---- DATA SUPPLIED
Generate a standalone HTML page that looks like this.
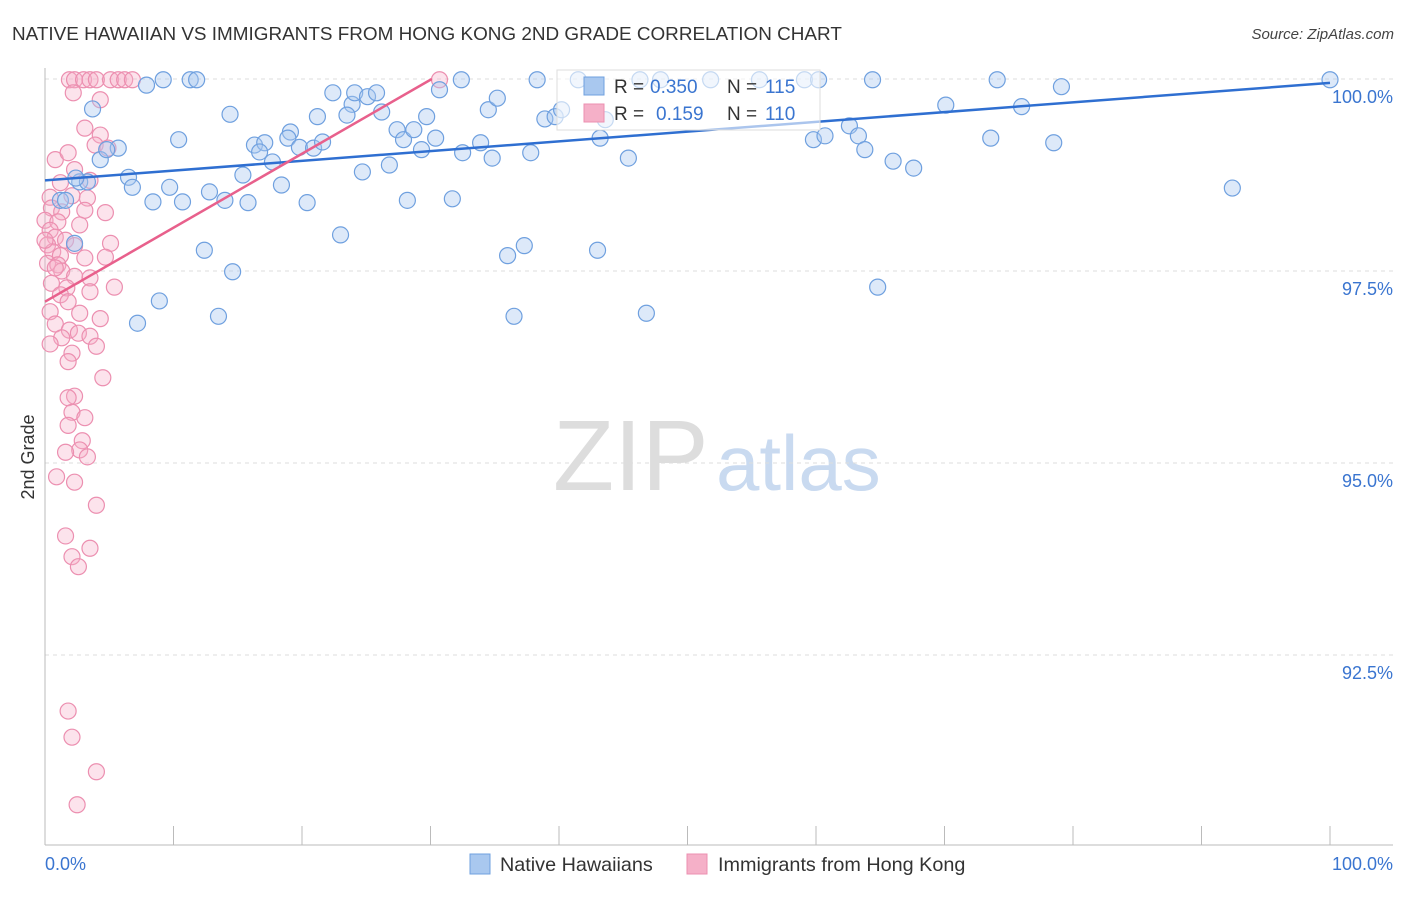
<!DOCTYPE html>
<html><head><meta charset="utf-8"><style>
body{margin:0;background:#fff;font-family:"Liberation Sans",sans-serif;}
svg text{font-family:"Liberation Sans",sans-serif;}
</style></head><body>
<svg id="chart" width="1406" height="892" xmlns="http://www.w3.org/2000/svg">
<text x="12" y="40" font-size="18.9" fill="#333">NATIVE HAWAIIAN VS IMMIGRANTS FROM HONG KONG 2ND GRADE CORRELATION CHART</text>
<text x="1394" y="39" font-size="15" fill="#444" font-style="italic" text-anchor="end">Source: ZipAtlas.com</text>
<g>
<text x="553" y="490" font-size="100" font-family="Liberation Serif" fill="#ddd">ZIP</text>
<text x="716" y="490" font-size="78" fill="#c9daf0">atlas</text>
</g>
<g id="grid"></g>
<g id="axes"></g>
<g id="pts"></g>
<g id="lines"></g>
<text transform="translate(34,457) rotate(-90)" font-size="18" fill="#333" text-anchor="middle">2nd Grade</text>
<g>
<rect x="557" y="70" width="263" height="60" fill="#fff" fill-opacity="0.6" stroke="#ddd"/>
<rect x="584" y="77" width="20" height="18" fill="#a9c8ef" stroke="#6fa0df"/>
<text x="614" y="93" font-size="19" fill="#333">R = </text><text x="650" y="93" font-size="19" fill="#3a75d0">0.350</text>
<text x="727" y="93" font-size="19" fill="#333">N = </text><text x="765" y="93" font-size="19" fill="#3a75d0">115</text>
<rect x="584" y="104" width="20" height="18" fill="#f5b0c8" stroke="#ec8fb0"/>
<text x="614" y="120" font-size="19" fill="#333">R = </text><text x="656" y="120" font-size="19" fill="#3a75d0">0.159</text>
<text x="727" y="120" font-size="19" fill="#333">N = </text><text x="765" y="120" font-size="19" fill="#3a75d0">110</text>
</g>
<g>
<rect x="470" y="854" width="20" height="20" fill="#a9c8ef" stroke="#6fa0df"/>
<text x="500" y="871" font-size="19.8" fill="#333">Native Hawaiians</text></g>
<g>
<rect x="687" y="854" width="20" height="20" fill="#f5b0c8" stroke="#ec8fb0"/>
<text x="718" y="871" font-size="19.8" fill="#333">Immigrants from Hong Kong</text></g>
</svg>
<script>
const blueX=[9.2,11.3,11.8,7.9,3.7,10.4,14.4,4.3,5.7,4.8,2.7,3.3,1.2,6.5,6.8,8.4,9.7,10.7,12.8,14.0,15.8,15.4,16.3,17.1,16.7,17.7,18.4,19.1,18.9,19.8,20.9,21.2,21.6,20.4,22.4,23.9,24.1,25.1,25.8,23.5,26.2,24.7,26.8,27.4,27.9,28.7,29.3,29.7,30.4,28.2,31.7,23.0,30.7,32.4,34.5,35.2,32.5,33.9,34.8,37.8,38.3,38.9,39.7,40.2,36.0,37.3,36.5,43.0,43.2,41.5,43.6,45.4,46.8,46.3,47.9,51.8,55.6,59.1,60.2,59.8,60.7,62.6,63.3,63.8,66.0,67.6,64.4,64.8,70.1,73.6,74.1,76.0,78.5,79.1,92.4,100.0,14.6,12.4,8.9,13.5,7.2,1.6,2.4,2.3];
const blueY=[99.99,99.99,99.99,99.92,99.61,99.21,99.54,98.95,99.10,99.08,98.66,98.66,98.42,98.72,98.59,98.40,98.59,98.40,98.53,98.42,98.39,98.75,99.14,99.17,99.05,98.92,98.62,99.31,99.23,99.11,99.10,99.51,99.18,98.39,99.82,99.67,99.82,99.77,99.82,99.53,99.57,98.79,98.88,99.34,99.21,99.34,99.08,99.51,99.23,98.42,98.44,97.97,99.86,99.99,99.60,99.75,99.04,99.17,98.97,99.04,99.99,99.48,99.51,99.60,97.70,97.83,96.91,97.77,99.23,99.99,99.47,98.97,96.95,99.99,99.99,99.99,99.99,99.99,99.99,99.21,99.26,99.39,99.26,99.08,98.93,98.84,99.99,97.29,99.66,99.23,99.99,99.64,99.17,99.90,98.58,99.99,97.49,97.77,97.11,96.91,96.82,98.42,98.71,97.86];
const pinkX=[1.9,2.3,3.0,3.5,4.0,5.1,5.7,6.2,6.8,2.2,3.1,4.3,3.9,4.9,0.8,1.8,2.3,3.5,1.2,2.1,0.4,3.3,0.5,1.3,3.1,4.7,0.0,1.0,2.7,0.4,0.8,1.6,0.2,2.3,5.1,0.6,1.2,3.1,4.7,0.2,1.0,1.3,2.3,3.5,0.5,1.7,5.4,3.5,1.2,1.8,0.4,2.7,4.3,0.8,1.9,2.6,3.5,1.3,0.4,4.0,2.1,1.8,4.5,2.3,1.8,2.1,3.1,1.8,2.9,2.7,1.6,3.3,0.9,2.3,4.0,1.6,3.5,2.1,2.6,1.8,2.1,4.0,2.5,30.7,4.3,0.8,0.0];
const pinkY=[99.99,99.99,99.99,99.99,99.99,99.99,99.99,99.99,99.99,99.82,99.36,99.27,99.14,99.10,98.95,99.04,98.82,98.68,98.65,98.48,98.46,98.45,98.32,98.27,98.29,98.26,98.16,98.14,98.10,98.03,97.94,97.90,97.84,97.83,97.86,97.75,97.70,97.67,97.68,97.60,97.58,97.50,97.43,97.41,97.34,97.28,97.29,97.23,97.19,97.10,96.97,96.95,96.88,96.81,96.73,96.69,96.65,96.63,96.55,96.52,96.43,96.32,96.11,95.87,95.85,95.66,95.59,95.49,95.29,95.17,95.14,95.08,94.82,94.75,94.45,94.05,93.89,93.78,93.65,91.77,91.43,90.98,90.55,99.99,99.73,97.54,97.90];
const yTicks=[100,97.5,95,92.5];
const yTickLabels=["100.0%","97.5%","95.0%","92.5%"];
const blueFit=[0,98.68,100,99.95];
const pinkFit=[0,97.10,30.1,100.0];
const NS="http://www.w3.org/2000/svg";
const sx=v=>45+v*12.85, sy=v=>79+(100-v)*76.8;
function mk(tag,attrs,parent){const e=document.createElementNS(NS,tag);for(const k in attrs)e.setAttribute(k,attrs[k]);document.getElementById(parent).appendChild(e);return e;}
yTicks.forEach((t,i)=>{
 const g=mk('line',{x1:45,x2:1393,y1:sy(t),y2:sy(t),stroke:'#ddd','stroke-dasharray':'4,4'},'grid');
 
 
 const l=mk('text',{x:1393,y:sy(t)+24,'font-size':18,fill:'#3a75d0','text-anchor':'end'},'axes');
 l.textContent=yTickLabels[i];
 
 
});
mk('line',{x1:45,x2:45,y1:68,y2:845,stroke:'#bbb'},'axes');
mk('line',{x1:45,x2:1393,y1:845,y2:845,stroke:'#bbb'},'axes');
for(let i=0;i<=10;i++){const t=mk('line',{x1:sx(i*10),x2:sx(i*10),y1:826,y2:845,stroke:'#bbb'},'axes');
 
 }
const x0=mk('text',{x:45,y:870,'font-size':18,fill:'#3a75d0'},'axes');x0.textContent='0.0%';


const x1=mk('text',{x:1393,y:870,'font-size':18,fill:'#3a75d0','text-anchor':'end'},'axes');x1.textContent='100.0%';


pinkX.forEach((v,i)=>{const c=mk('circle',{cx:sx(v),cy:sy(pinkY[i]),r:8,fill:'#f5b0c8','fill-opacity':0.35,stroke:'#ec8fb0','stroke-width':1.2},'pts');
 
 });
blueX.forEach((v,i)=>{const c=mk('circle',{cx:sx(v),cy:sy(blueY[i]),r:8,fill:'#a9c8ef','fill-opacity':0.4,stroke:'#6fa0df','stroke-width':1.2},'pts');
 
 });
const bl=mk('line',{x1:sx(blueFit[0]),y1:sy(blueFit[1]),x2:sx(blueFit[2]),y2:sy(blueFit[3]),stroke:'#2f6fd1','stroke-width':2.5},'lines');


const pl=mk('line',{x1:sx(pinkFit[0]),y1:sy(pinkFit[1]),x2:sx(pinkFit[2]),y2:sy(pinkFit[3]),stroke:'#e8608c','stroke-width':2.5},'lines');


</script>
</body></html>
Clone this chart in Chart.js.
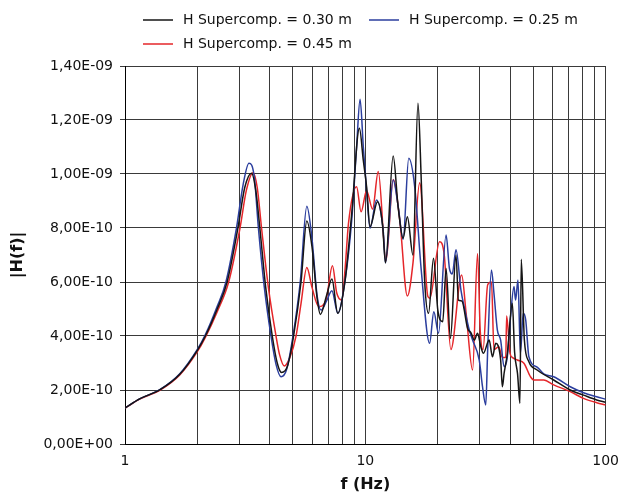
<!DOCTYPE html>
<html>
<head>
<meta charset="utf-8">
<script src="https://cdn.jsdelivr.net/npm/chart.js@4.4.1/dist/chart.umd.min.js"></script>
<style>
  html, body { margin: 0; padding: 0; background: #fff; }
</style>
</head>
<body>
<canvas id="hfChart" width="628" height="497"></canvas>
<script>
// values are |H(f)| in units of 1e-10
const UNIT = 1e-10;

const freq030 = [1, 1.15, 1.4, 1.69, 2, 2.16, 2.42, 2.66, 2.95, 3.15, 3.36, 3.5, 3.64, 3.85, 4.1, 4.3, 4.48, 4.75, 5.03, 5.4,
  5.71, 6.0, 6.3, 6.5, 6.9, 7.26, 7.68, 8.24, 8.78, 9.45, 9.81, 10.12, 10.46, 11.24, 11.8, 12.13, 13.06, 13.69, 14.36, 14.96,
  15.79, 16.56, 17.09, 17.65, 18.33, 19.22, 20.03, 21.0, 21.68, 22.6, 23.84, 24.4, 25.2, 26.65, 27.6, 28.4, 29.3, 30.25, 31.0, 32.76,
  33.8, 34.9, 36.57, 37.17, 37.8, 39.0, 40.89, 41.8, 43.0, 44.0, 44.55, 45.9, 47.93, 51.87, 60.78, 71.23, 80.91, 91.8, 100];
const h030 = [1.33, 1.67, 2.01, 2.58, 3.47, 4.0, 5.0, 6.0, 8.0, 9.5, 10.03, 9.4, 8.0, 5.8, 4.0, 3.0, 2.65, 2.9, 4.0, 6.0,
  8.26, 7.3, 5.4, 4.8, 5.5, 6.11, 4.84, 6.07, 8.54, 11.69, 10.5, 9.53, 8.05, 8.97, 8.1, 6.71, 10.67, 8.79, 7.62, 8.42,
  7.0, 12.62, 9.78, 6.07, 4.84, 6.88, 4.96, 4.53, 6.5, 3.91, 7.0, 5.33, 5.3, 4.28, 4.1, 3.85, 4.1, 3.6, 3.36, 3.85,
  3.23, 3.73, 3.11, 2.12, 2.62, 3.36, 5.21, 3.4, 2.6, 1.51, 6.84, 3.85, 3.05, 2.74, 2.37, 2.0, 1.81, 1.63, 1.55];

const freq025 = [1, 1.15, 1.4, 1.69, 2, 2.16, 2.42, 2.63, 2.91, 3.1, 3.28, 3.45, 3.59, 3.8, 4.05, 4.25, 4.46, 4.7, 5.0, 5.36,
  5.71, 6.0, 6.3, 6.55, 6.9, 7.26, 7.68, 8.24, 8.78, 9.2, 9.51, 9.81, 10.12, 10.46, 11.13, 11.87, 12.13, 13.06, 13.7, 14.36,
  15.16, 16.05, 17.09, 18.51, 19.28, 20.16, 21.68, 22.39, 23.0, 23.84, 25.0, 25.9, 27.08, 27.95, 29.79, 30.74, 31.71, 32.3, 33.48, 34.3,
  35.44, 36.57, 37.78, 38.99, 40.01, 41.56, 42.2, 43.17, 44.2, 45.4, 46.5, 47.93, 51.87, 55.27, 60.78, 71.23, 80.91, 91.8, 100];
const h025 = [1.33, 1.67, 2.02, 2.6, 3.5, 4.05, 5.1, 6.0, 8.0, 9.6, 10.4, 9.9, 8.0, 5.8, 4.0, 2.95, 2.49, 2.75, 4.0, 6.0,
  8.81, 7.6, 5.5, 4.96, 5.3, 5.68, 4.84, 6.07, 8.3, 11.0, 12.77, 11.0, 9.41, 7.99, 9.04, 7.9, 6.71, 9.78, 8.8, 7.58,
  10.58, 9.53, 6.44, 3.73, 4.9, 4.1, 7.74, 6.5, 6.3, 7.19, 5.7, 5.0, 4.22, 3.85, 3.11, 2.12, 1.44, 3.5, 6.44, 5.58,
  4.22, 3.85, 2.86, 3.23, 4.47, 5.83, 5.33, 6.07, 3.36, 4.84, 4.59, 3.23, 2.85, 2.6, 2.49, 2.12, 1.9, 1.75, 1.66];

const freq045 = [1, 1.15, 1.4, 1.69, 2, 2.16, 2.42, 2.7, 3.01, 3.2, 3.41, 3.55, 3.7, 3.95, 4.25, 4.4, 4.6, 4.85, 5.15, 5.4,
  5.71, 6.0, 6.4, 6.85, 7.3, 7.6, 7.98, 8.24, 8.51, 9.2, 9.6, 10.12, 10.72, 11.32, 12.2, 13.06, 13.91, 14.96, 15.79, 16.83,
  18.21, 18.56, 20.36, 21.3, 22.7, 25.17, 26.3, 27.95, 29.31, 30.07, 30.9, 32.3, 33.5, 34.3, 35.9, 37.2, 38.4, 38.73, 40.01, 41.0,
  42.88, 45.71, 48.67, 50.26, 55.27, 60.78, 71.23, 80.91, 91.8, 100];
const h045 = [1.33, 1.66, 2.0, 2.56, 3.42, 3.95, 4.9, 6.0, 8.0, 9.4, 10.05, 9.5, 8.0, 5.8, 4.0, 3.3, 2.89, 3.2, 4.0, 5.2,
  6.54, 5.8, 5.09, 5.3, 6.6, 5.6, 5.33, 6.5, 8.17, 9.53, 8.6, 9.38, 8.7, 10.09, 6.8, 9.8, 8.3, 5.48, 6.71, 9.68,
  5.46, 5.4, 7.49, 7.0, 3.5, 6.26, 4.8, 2.74, 7.06, 4.2, 3.5, 5.9, 6.0, 3.5, 3.6, 3.2, 3.2, 4.74, 3.36, 3.2,
  3.11, 2.99, 2.49, 2.37, 2.37, 2.19, 1.94, 1.69, 1.53, 1.45];

const xTicks = [1, 2, 3, 4, 5, 6, 7, 8, 9, 10, 20, 30, 40, 50, 60, 70, 80, 90, 100];
const xTickLabels = ['1', '10', '100'];
const yTicks = [0, 2e-10, 4e-10, 6e-10, 8e-10, 10e-10, 12e-10, 14e-10];
const yTickLabels = ['0,00E+00', '2,00E-10', '4,00E-10', '6,00E-10', '8,00E-10', '1,00E-09', '1,20E-09', '1,40E-09'];

const FONT = '"DejaVu Sans", sans-serif';
const gridColor = '#3a3a3a';

function toPoints(fs, hs) {
    return fs.map((f, i) => ({ x: f, y: hs[i] * UNIT }));
}

// legend in two columns, like the original
const legendSlots = [{ x: 143, y: 20 }, { x: 369, y: 20 }, { x: 143, y: 44 }];
const legendPlugin = {
    id: 'twoColumnLegend',
    afterDraw(chart) {
        const ctx = chart.ctx;
        ctx.save();
        ctx.font = '14px ' + FONT;
        ctx.textBaseline = 'middle';
        ctx.textAlign = 'left';
        chart.data.datasets.forEach((ds, i) => {
            const s = legendSlots[i];
            ctx.strokeStyle = ds.borderColor;
            ctx.lineWidth = 1.5;
            ctx.beginPath();
            ctx.moveTo(s.x, s.y);
            ctx.lineTo(s.x + 30, s.y);
            ctx.stroke();
            ctx.fillStyle = '#111';
            ctx.fillText(ds.label, s.x + 40, s.y);
        });
        ctx.restore();
    }
};

const ctx = document.getElementById('hfChart');
new Chart(ctx, {
    type: 'line',
    data: {
        datasets: [
            { label: 'H Supercomp. = 0.30 m', borderColor: '#151515', data: toPoints(freq030, h030) },
            { label: 'H Supercomp. = 0.25 m', borderColor: '#2b3e9e', data: toPoints(freq025, h025) },
            { label: 'H Supercomp. = 0.45 m', borderColor: '#e5262a', data: toPoints(freq045, h045) }
        ]
    },
    options: {
        responsive: false,
        animation: false,
        layout: { padding: { top: 66, right: 19, left: 0, bottom: 0 } },
        elements: {
            point: { radius: 0 },
            line: { borderWidth: 1.5, cubicInterpolationMode: 'monotone', fill: false }
        },
        plugins: { legend: { display: false }, tooltip: { enabled: false } },
        scales: {
            x: {
                type: 'logarithmic',
                min: 1,
                max: 100,
                afterBuildTicks: axis => { axis.ticks = xTicks.map(v => ({ value: v })); },
                afterFit: axis => { axis.height = 53; },
                grid: { color: gridColor, drawTicks: false },
                border: { color: '#000' },
                ticks: {
                    autoSkip: false,
                    maxRotation: 0,
                    padding: 9,
                    color: '#111',
                    font: { family: FONT, size: 14 },
                    callback: v => xTickLabels.includes(String(v)) ? String(v) : ''
                },
                title: {
                    display: true, text: 'f (Hz)', color: '#111',
                    font: { family: FONT, size: 16, weight: 'bold' },
                    padding: { top: 0, bottom: 3 }
                }
            },
            y: {
                min: 0,
                max: 14e-10,
                afterBuildTicks: axis => { axis.ticks = yTicks.map(v => ({ value: v })); },
                afterFit: axis => { axis.width = 125; },
                grid: { color: gridColor, tickLength: 5 },
                border: { color: '#000' },
                ticks: {
                    padding: 7,
                    color: '#111',
                    font: { family: FONT, size: 14 },
                    callback: (v, i) => yTickLabels[i]
                },
                title: {
                    display: true, text: '|H(f)|', color: '#111',
                    font: { family: FONT, size: 16, weight: 'bold' },
                    padding: { top: 8, bottom: 0 }
                }
            }
        }
    },
    plugins: [legendPlugin]
});
</script>
</body>
</html>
--------
WHAT THE TASK ASKS: Count each line of the entries that holds the word "like", then state the total and nothing more.

EXERCISE ANSWER: 2